_Information provided_.
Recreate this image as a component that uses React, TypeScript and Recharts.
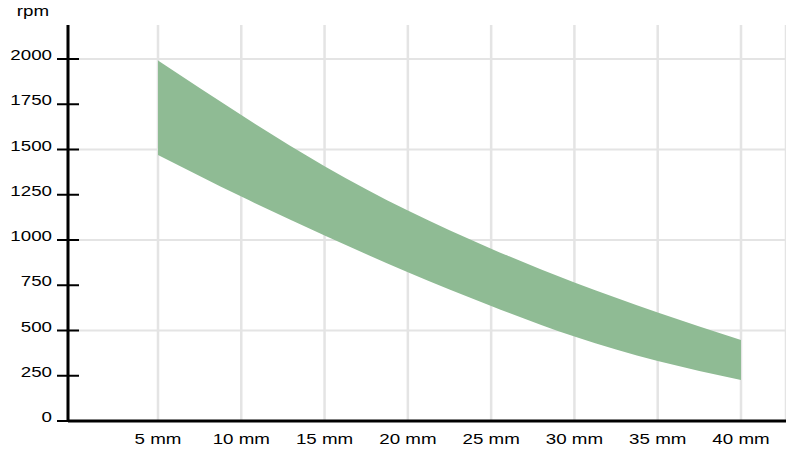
import React from 'react';
import { AreaChart, Area, XAxis, YAxis, CartesianGrid } from 'recharts';

// tool diameter (mm) and speed band (rpm)
const sizes = [5, 10, 15, 20, 25, 30, 35, 40];
const rpmLow = [1470, 1240, 1025, 822, 636, 467, 332, 227];
const rpmHigh = [1992, 1690, 1408, 1163, 952, 765, 600, 447];

const yTicks = [0, 250, 500, 750, 1000, 1250, 1500, 1750, 2000];
const gridValues = [500, 1000, 1500, 2000];
const yMax = 2000;
const padTop = 34;

const data = sizes.map((s, i) => ({ size: s, band: [rpmLow[i], rpmHigh[i]] }));

const FONT = '"Liberation Sans", Arial, Helvetica, sans-serif';

// only every other tick gets a grid line
const gridRows = ({ yAxis, offset }: any) => {
  if (yAxis && typeof yAxis.scale === 'function') return gridValues.map((v) => yAxis.scale(v));
  const top = offset.top + padTop;
  const h = offset.height - padTop;
  return gridValues.map((v) => top + (1 - v / yMax) * h);
};

const YTick = (props: any) => {
  const { x, y, payload } = props;
  return (
    <g>
      <line x1={x - 11} x2={x + 11} y1={y} y2={y} stroke="#000" strokeWidth={2} />
      <text
        transform={`translate(${x - 16},${y + 1}) scale(1.25,1)`}
        textAnchor="end"
        fontSize={15}
        fontFamily={FONT}
        fill="#000"
      >
        {payload.value}
      </text>
    </g>
  );
};

const XTick = (props: any) => {
  const { x, y, payload } = props;
  return (
    <text
      transform={`translate(${x},${y + 23}) scale(1.25,1)`}
      textAnchor="middle"
      fontSize={15}
      fontFamily={FONT}
      fill="#000"
    >
      {`${payload.value} mm`}
    </text>
  );
};

const App: React.FC = () => {
  return (
    <div style={{ position: 'absolute', left: 0, top: 0, background: '#fff' }}>
      <AreaChart
        width={786}
        height={459}
        data={data}
        margin={{ top: 25, right: 0, left: 0, bottom: 0 }}
      >
        <CartesianGrid
          vertical={false}
          stroke="#e4e4e4"
          strokeWidth={2}
          horizontalCoordinatesGenerator={gridRows}
        />
        <CartesianGrid horizontal={false} stroke="#e4e4e4" strokeWidth={2.5} />
        <XAxis
          dataKey="size"
          type="number"
          domain={[5, 40]}
          ticks={sizes}
          padding={{ left: 90, right: 45 }}
          tickLine={false}
          tickSize={0}
          tickMargin={0}
          height={38}
          axisLine={{ stroke: '#000', strokeWidth: 3 }}
          tick={<XTick />}
        />
        <YAxis
          type="number"
          domain={[0, yMax]}
          ticks={yTicks}
          padding={{ top: padTop, bottom: 0 }}
          width={68}
          tickLine={false}
          tickSize={0}
          tickMargin={0}
          axisLine={{ stroke: '#000', strokeWidth: 3 }}
          tick={<YTick />}
          label={{
            content: () => (
              <text
                transform="translate(33,16) scale(1.25,1)"
                textAnchor="middle"
                fontSize={15}
                fontFamily={FONT}
                fill="#000"
              >
                rpm
              </text>
            ),
          }}
        />
        <Area
          type="natural"
          dataKey="band"
          stroke="none"
          fill="#8fbb94"
          fillOpacity={1}
          isAnimationActive={false}
        />
      </AreaChart>
    </div>
  );
};

export default App;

_Written instruction_. Reproduce all of the data exactly, omitting each picture it holds.

_Solved exercise_.
Recreate this image as a component that uses React, TypeScript and Recharts.
import React from 'react';
import { AreaChart, Area, XAxis, YAxis, CartesianGrid } from 'recharts';

// tool diameter (mm) and speed band (rpm)
const sizes = [5, 10, 15, 20, 25, 30, 35, 40];
const rpmLow = [1470, 1240, 1025, 822, 636, 467, 332, 227];
const rpmHigh = [1992, 1690, 1408, 1163, 952, 765, 600, 447];

const yTicks = [0, 250, 500, 750, 1000, 1250, 1500, 1750, 2000];
const gridValues = [500, 1000, 1500, 2000];
const yMax = 2000;
const padTop = 34;

const data = sizes.map((s, i) => ({ size: s, band: [rpmLow[i], rpmHigh[i]] }));

const FONT = '"Liberation Sans", Arial, Helvetica, sans-serif';

// only every other tick gets a grid line
const gridRows = ({ yAxis, offset }: any) => {
  if (yAxis && typeof yAxis.scale === 'function') return gridValues.map((v) => yAxis.scale(v));
  const top = offset.top + padTop;
  const h = offset.height - padTop;
  return gridValues.map((v) => top + (1 - v / yMax) * h);
};

const YTick = (props: any) => {
  const { x, y, payload } = props;
  return (
    <g>
      <line x1={x - 11} x2={x + 11} y1={y} y2={y} stroke="#000" strokeWidth={2} />
      <text
        transform={`translate(${x - 16},${y + 1}) scale(1.25,1)`}
        textAnchor="end"
        fontSize={15}
        fontFamily={FONT}
        fill="#000"
      >
        {payload.value}
      </text>
    </g>
  );
};

const XTick = (props: any) => {
  const { x, y, payload } = props;
  return (
    <text
      transform={`translate(${x},${y + 23}) scale(1.25,1)`}
      textAnchor="middle"
      fontSize={15}
      fontFamily={FONT}
      fill="#000"
    >
      {`${payload.value} mm`}
    </text>
  );
};

const App: React.FC = () => {
  return (
    <div style={{ position: 'absolute', left: 0, top: 0, background: '#fff' }}>
      <AreaChart
        width={786}
        height={459}
        data={data}
        margin={{ top: 25, right: 0, left: 0, bottom: 0 }}
      >
        <CartesianGrid
          vertical={false}
          stroke="#e4e4e4"
          strokeWidth={2}
          horizontalCoordinatesGenerator={gridRows}
        />
        <CartesianGrid horizontal={false} stroke="#e4e4e4" strokeWidth={2.5} />
        <XAxis
          dataKey="size"
          type="number"
          domain={[5, 40]}
          ticks={sizes}
          padding={{ left: 90, right: 45 }}
          tickLine={false}
          tickSize={0}
          tickMargin={0}
          height={38}
          axisLine={{ stroke: '#000', strokeWidth: 3 }}
          tick={<XTick />}
        />
        <YAxis
          type="number"
          domain={[0, yMax]}
          ticks={yTicks}
          padding={{ top: padTop, bottom: 0 }}
          width={68}
          tickLine={false}
          tickSize={0}
          tickMargin={0}
          axisLine={{ stroke: '#000', strokeWidth: 3 }}
          tick={<YTick />}
          label={{
            content: () => (
              <text
                transform="translate(33,16) scale(1.25,1)"
                textAnchor="middle"
                fontSize={15}
                fontFamily={FONT}
                fill="#000"
              >
                rpm
              </text>
            ),
          }}
        />
        <Area
          type="natural"
          dataKey="band"
          stroke="none"
          fill="#8fbb94"
          fillOpacity={1}
          isAnimationActive={false}
        />
      </AreaChart>
    </div>
  );
};

export default App;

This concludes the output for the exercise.